While playing Carcassonne with my daughter and partner last
night I was talking them about how I got into roleplaying and my daughter
mentioned there was a Warhammer club at school. I think it’s a something of a
shame that wargaming has taken back it’s position within schools as the major
hobby game.
Now I like Warhammer and I play W40K a great deal, as well
as involving and enjoying myself in modelling side of the hobby but I think it
serves children and young adults far less than roleplaying. When I was a
school, when perhaps Dungeons & Dragons was at its peak in the UK, there
were 4-5 active groups in the afterschool club and the one I joined meant I
made some life long friends. I’m sure this is true of wargamers too, but
roleplaying helped teach me how to co-operate with a group of people with
differing needs and desires and achieve those goals together, which is fundamentally
what cooperative adventure gaming is. This is an ability that has helped me in
my career and private life far more than being a strong competitive and
tactical thinker.

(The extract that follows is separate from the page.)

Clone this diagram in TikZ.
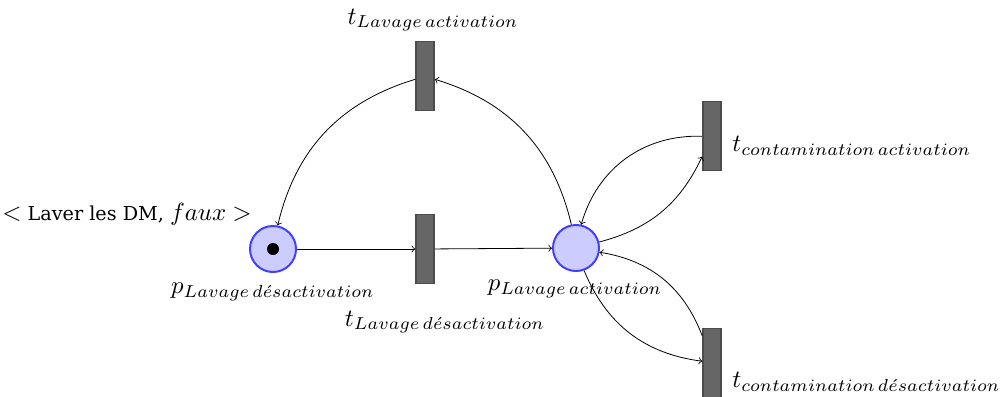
\documentclass[tikz,border=0pt]{standalone}
\usepackage{fontspec}
\setmainfont{DejaVu Serif}
\usetikzlibrary{positioning,arrows}

\newcommand{\netname}[1]{\scalebox{1.24}{$#1$}}

\begin{document}
\begin{tikzpicture}[x=0.5pt, y=-0.5pt, >=to,
    place/.style={circle, draw=blue!75, fill=blue!20, line width=1pt, minimum size=23pt, inner sep=0pt},
    transition/.style={rectangle, draw=black!70, fill=black!60, line width=0.8pt, minimum width=9pt, minimum height=34.5pt, inner sep=0pt},
    tokendot/.style={circle, fill=black, minimum size=6pt, inner sep=0pt},
    netlbl/.style={inner sep=0pt}]
    \useasboundingbox (0,0) rectangle (1000,396);

    % Places
    \node[place] (pdeact) at (273,249) {};
    \node[tokendot] (tok) at (pdeact) {};
    \node[place] (pact) at (576,248) {};

    % Transitions
    \node[transition] (tact) at (425,76) {};
    \node[transition] (tdeact) at (425,249) {};
    \node[transition] (tcact) at (712,136) {};
    \node[transition] (tcdeact) at (712,363) {};

    % Labels
    \node[netlbl, font=\fontsize{9.6}{12}\selectfont] (toklbl) at (127,214) {\netname{<} Laver les DM, \netname{faux} \netname{>}};
    \node[netlbl] (pdeactlbl) at (273,292) {\netname{p_{Lavage\,d\acute{e}sactivation}}};
    \node[netlbl] (pactlbl) at (575,289) {\netname{p_{Lavage\,activation}}};
    \node[netlbl] (tactlbl) at (433,20) {\netname{t_{Lavage\,activation}}};
    \node[netlbl] (tdeactlbl) at (445,322) {\netname{t_{Lavage\,d\acute{e}sactivation}}};
    \node[netlbl, anchor=west] (tcactlbl) at (732,146) {\netname{t_{contamination\,activation}}};
    \node[netlbl, anchor=west] (tcdeactlbl) at (732,382) {\netname{t_{contamination\,d\acute{e}sactivation}}};

    % Arcs
    \draw[->] (pdeact) -- (tdeact);
    \draw[->] (tdeact) -- (pact);
    \draw[->] (pact) to[bend right=30] (tact);
    \draw[->] (tact) to[bend right=30] (pdeact);
    \draw[->] (tcact) to[bend right=38] (pact);
    \draw[->] (pact) to[bend right=25] (tcact);
    \draw[->] (tcdeact) to[bend right=30] (pact);
    \draw[->] (pact) to[bend right=30] (tcdeact);
\end{tikzpicture}
\end{document}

Co-operating with people with different goals to mine in a way that makes everyone happy happens every single day and I think it’s a shame
that more schools, parents and games companies can’t come together in the same
way that Games Workshop manages to do to bring roleplay gaming to children.
If I lived closer to her school I think I’d get a great deal
out of running a roleplaying club there, although I’m not convinced she’d stay
playing for long, but she would be more interested in it that the Warhammer
club, at which there are no girls I believe.